Eu devia ter ido mais à praia, antes da pandemia. O mar sempre me acalmou. Na
minha adolescência, especificamente nos meus dezesseis anos, a voz do mar,
aquele som característico, tornou-se familiar. Eu caminhava diariamente na
beira da água, sentindo as ondas lambendo minhas pernas, feito cachorrinho. O
mar é afoito, é barulhento. Ele amenizou um pouco a minha solidão precoce.
Foi naquela fase da
minha adolescência, na praia de Pau Amarelo, que eu encontrei na areia uma
concha. Uma pequena concha. Até hoje a tenho comigo. É meu talismã. Quando me
sinto apreensiva, nervosa, rezo com ela entre as mãos. Já se passaram muitos
anos que eu arranquei a concha da presença constante do mar. Mas ele ainda
sussurra dentro dela, ainda conta segredos, talvez declame cantigas dos tempos
medievais.
Acho que isso é amor.
Acho que o mar e a concha se amam de verdade. Em algum momento, ele entrou
dentro dela e nunca mais saiu. Então encosto de vez em quando a concha em meu
ouvido e Poseidon sussurra aquele som marinho.
Faz quase cinco anos
que moro perto do rio Capibaribe. Tão oposto ao mar. Tão silencioso, o rio. Tão
absorto e reservado. Parece um intelectual cercado de livros antigos. Às vezes
ele incha, como diz o poeta. Ganha uma aparência úmida, redonda, até sensual. É
quando o mar deságua nele as suas águas salgadas e sapecas. Há nesse encontro
uma purificação. Acho mesmo uma bênção o encontro entre o mar e o rio.
Pena que o homem
espalhou doenças no rio. O homem também espalhou doenças no ar. Por que o ser
humano não consegue comungar inteiramente com a natureza? Há tanta paz na cantoria dos pássaros!
Exceto as araras. Não vejo araras em Recife, mas quando eu morava em Goiânia,
minha terra natal, as araras voavam dos galhos das árvores para o céu distante
e faziam aquele barulho ensurdecedor que não chega perto do canto de um sabiá
ou de um rouxinol. Deve ser porque já são muito bonitas, as araras. Devem dizer
com aqueles gritos horrorosos: “Não temos talento para a música, mas somos
lindas”. Também conheço muitas cantoras lindas sem o menor talento. Eita, mudei
de assunto, né?
Como eu gostaria de
ver o mar. Sentir a areia nos pés. Ver as pedras. Os arrecifes que divisam dois
territórios. Para além dos arrecifes, o perigo.

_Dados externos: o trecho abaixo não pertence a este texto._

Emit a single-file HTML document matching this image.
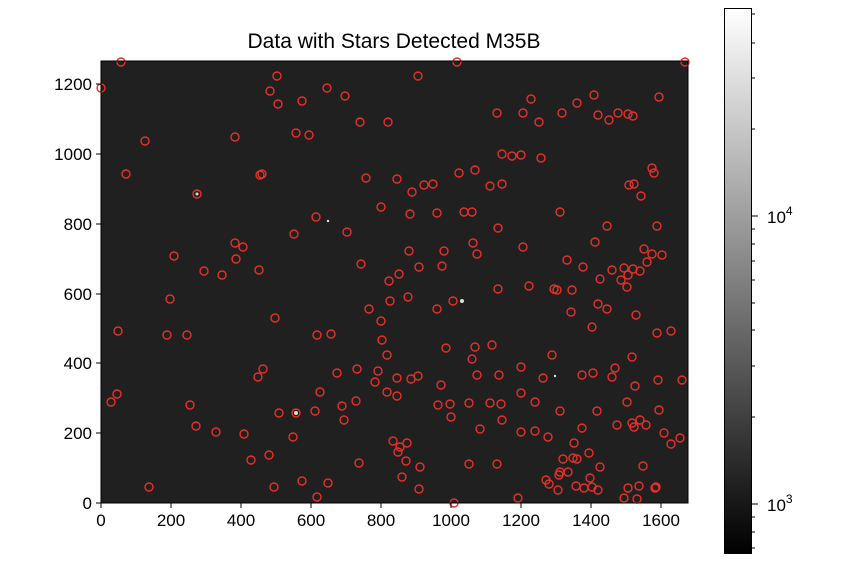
<!DOCTYPE html>
<html><head><meta charset="utf-8"><style>
body{margin:0;background:#fff;}
text{font-family:"Liberation Sans","DejaVu Sans",sans-serif;fill:#000;}
</style></head><body>
<svg width="847" height="564" viewBox="0 0 847 564" xmlns="http://www.w3.org/2000/svg">
<defs>
<linearGradient id="g" x1="0" y1="1" x2="0" y2="0">
<stop offset="0" stop-color="#000"/><stop offset="0.5" stop-color="#808080"/><stop offset="1" stop-color="#fff"/>
</linearGradient>
</defs>
<text x="394" y="48" font-size="21" text-anchor="middle">Data with Stars Detected M35B</text>
<rect x="101" y="61" width="587" height="442" fill="#202020"/>
<g fill="#ddd">
<circle cx="296" cy="413" r="2"/><circle cx="462" cy="301" r="2"/><circle cx="197" cy="194" r="1.5"/><circle cx="328" cy="221" r="1.2"/><circle cx="555" cy="376" r="1.2"/>
</g>
<g fill="none" stroke="#e8302a" stroke-width="1.4" id="c"></g>
<rect x="101" y="61" width="587" height="442" fill="none" stroke="#000" stroke-width="1"/>
<g stroke="#000" stroke-width="1">
<line x1="101" y1="503" x2="101" y2="508"/><line x1="171" y1="503" x2="171" y2="508"/><line x1="241" y1="503" x2="241" y2="508"/><line x1="311" y1="503" x2="311" y2="508"/><line x1="381" y1="503" x2="381" y2="508"/><line x1="451" y1="503" x2="451" y2="508"/><line x1="521" y1="503" x2="521" y2="508"/><line x1="591" y1="503" x2="591" y2="508"/><line x1="661" y1="503" x2="661" y2="508"/>
<line x1="96" y1="503" x2="101" y2="503"/><line x1="96" y1="433" x2="101" y2="433"/><line x1="96" y1="363" x2="101" y2="363"/><line x1="96" y1="294" x2="101" y2="294"/><line x1="96" y1="224" x2="101" y2="224"/><line x1="96" y1="154" x2="101" y2="154"/><line x1="96" y1="84" x2="101" y2="84"/>
</g>
<g font-size="17" text-anchor="middle">
<text x="101" y="526">0</text><text x="171" y="526">200</text><text x="241" y="526">400</text><text x="311" y="526">600</text><text x="381" y="526">800</text><text x="451" y="526">1000</text><text x="521" y="526">1200</text><text x="591" y="526">1400</text><text x="661" y="526">1600</text>
</g>
<g font-size="17" text-anchor="end">
<text x="92" y="509">0</text><text x="92" y="439">200</text><text x="92" y="369">400</text><text x="92" y="300">600</text><text x="92" y="230">800</text><text x="92" y="160">1000</text><text x="92" y="90">1200</text>
</g>
<rect x="724.5" y="8.5" width="27" height="545" fill="url(#g)" stroke="#000" stroke-width="1"/>
<g stroke="#000" stroke-width="1">
<line x1="752" y1="216" x2="758" y2="216"/><line x1="752" y1="504" x2="758" y2="504"/>
<line x1="752" y1="14" x2="755" y2="14"/><line x1="752" y1="43" x2="755" y2="43"/><line x1="752" y1="78" x2="755" y2="78"/><line x1="752" y1="129" x2="755" y2="129"/>
<line x1="752" y1="229" x2="755" y2="229"/><line x1="752" y1="244" x2="755" y2="244"/><line x1="752" y1="261" x2="755" y2="261"/><line x1="752" y1="280" x2="755" y2="280"/><line x1="752" y1="303" x2="755" y2="303"/><line x1="752" y1="330" x2="755" y2="330"/><line x1="752" y1="366" x2="755" y2="366"/><line x1="752" y1="417" x2="755" y2="417"/>
<line x1="752" y1="517" x2="755" y2="517"/><line x1="752" y1="532" x2="755" y2="532"/><line x1="752" y1="548" x2="755" y2="548"/>
</g>
<text x="767" y="223" font-size="17">10<tspan dy="-8" font-size="12">4</tspan></text>
<text x="767" y="511" font-size="17">10<tspan dy="-8" font-size="12">3</tspan></text>
</svg>
<script>
var p=[[121,62],[457,62],[685,62],[277,76],[418,76],[101,88],[270,91],[327,88],[345,96],[302,101],[278,104],[531,99],[594,95],[659,97],[618,113],[633,116],[497,113],[523,113],[562,113],[577,103],[539,122],[360,122],[388,122],[235,137],[145,141],[296,133],[309,135],[502,154],[512,156],[521,155],[541,158],[598,115],[628,114],[609,120],[459,173],[475,170],[490,186],[502,184],[397,179],[366,178],[424,185],[433,184],[262,174],[126,174],[197,194],[260,175],[316,217],[410,214],[437,213],[412,192],[381,207],[464,212],[472,212],[498,228],[560,212],[629,185],[634,184],[641,196],[652,168],[654,173],[607,226],[657,226],[235,243],[236,259],[174,256],[243,247],[294,234],[347,232],[361,264],[409,251],[419,267],[389,281],[399,274],[259,270],[204,271],[222,275],[442,266],[444,251],[473,243],[477,254],[523,247],[595,242],[567,260],[583,267],[598,304],[612,270],[624,268],[628,275],[633,269],[640,271],[644,249],[652,254],[662,255],[621,280],[627,287],[647,262],[572,290],[557,290],[600,279],[170,299],[118,331],[167,335],[187,335],[275,318],[317,335],[331,334],[369,309],[381,321],[390,301],[408,297],[437,309],[453,301],[498,289],[529,286],[554,289],[571,312],[592,327],[607,309],[636,315],[671,331],[657,333],[382,340],[446,348],[475,347],[492,345],[472,359],[378,371],[387,355],[357,369],[337,373],[375,382],[387,392],[397,396],[397,378],[411,379],[441,385],[499,375],[477,375],[469,403],[438,405],[418,376],[450,404],[451,417],[480,429],[501,404],[521,393],[543,378],[552,355],[521,367],[582,375],[615,368],[632,357],[612,377],[593,373],[635,386],[658,380],[682,380],[627,402],[597,411],[521,432],[548,437],[535,431],[563,459],[573,458],[589,453],[546,480],[559,475],[600,467],[643,466],[655,488],[637,499],[576,486],[577,459],[574,443],[502,420],[469,464],[407,443],[359,463],[356,401],[344,420],[315,411],[320,392],[296,413],[279,413],[258,377],[263,369],[293,437],[342,406],[269,455],[196,426],[190,405],[117,394],[111,402],[149,487],[216,432],[244,434],[251,460],[274,487],[302,481],[317,497],[328,483],[393,441],[400,447],[402,477],[406,461],[420,467],[419,489],[398,452],[497,464],[518,498],[454,503],[490,403],[535,402],[549,484],[560,472],[590,478],[584,488],[558,490],[592,487],[598,490],[624,498],[628,488],[639,486],[656,487],[680,438],[664,433],[659,410],[640,420],[632,423],[671,444],[634,427],[646,425],[617,425],[582,428],[560,411],[568,472]];
var g=document.getElementById('c'),s='';
p.forEach(function(a){s+='<circle cx="'+a[0]+'" cy="'+a[1]+'" r="4"/>';});
g.innerHTML=s;
</script>
</body></html>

Ah, se pudesse ser assim....
Se o vírus estivesse para além dos arrecifes! Mas o homem deixou-o entrar. Não
demarcou território. Não protegeu nossas fronteiras. Não protegeu o povo
brasileiro.
Vou pegar a minha
concha. Quem sabe o mar declame alguma poesia que me faça sentir melhor nesta terça-domingo.